Simultaneously running all the A100s forced Redmond to consider how it placed them and their power supplies. It also had to develop new software to increase efficiency, ensure the networking equipment could withstand massive amounts of data, design new cable trays that it could manufacture independently, and use multiple cooling methods. Depending on the changing climate, the cooling techniques included evaporation, swamp coolers, and outside air.
Since the initial success of ChatGPT, Microsoft and some of its rivals have started work on parallel AI models for search engines and other applications. To speed up its generative AI, the company has introduced the ND H100 v5 VM, a virtual machine that can use between eight and thousands of Nvidia H100 GPUs.

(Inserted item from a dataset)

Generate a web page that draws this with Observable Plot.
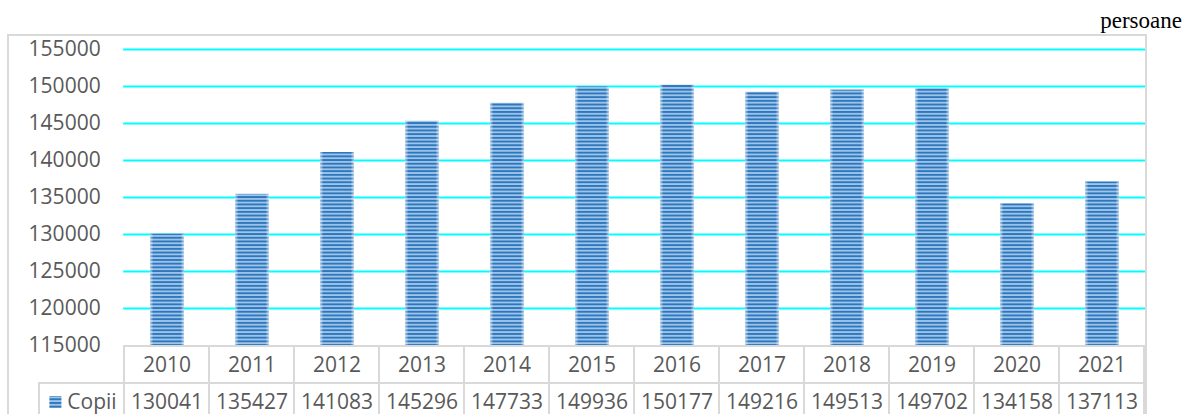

The H100s connect through NVSwitch and NVLink 4.0 with 3.6TB/s of bisectional bandwidth between each of the 8 local GPUs within each virtual machine. Each GPU boasts 400 Gb/s of bandwidth through Nvidia Quantum-2 CX7 InfiniBand and 64GB/s PCIe5 connections. Each virtual machine manages 3.2Tb/s through a non-blocking fat-tree network. Microsoft’s new system also features 4th-generation Intel Xeon processors and 16-channel 4800 MHz DDR5 RAM.
Microsoft plans to use the ND H100 v5 VM for its new AI-powered Bing search engine, Edge web browser, and Microsoft Dynamics 365. The virtual machine is now available for preview and will come standard with the Azure portfolio. Prospective users can request access.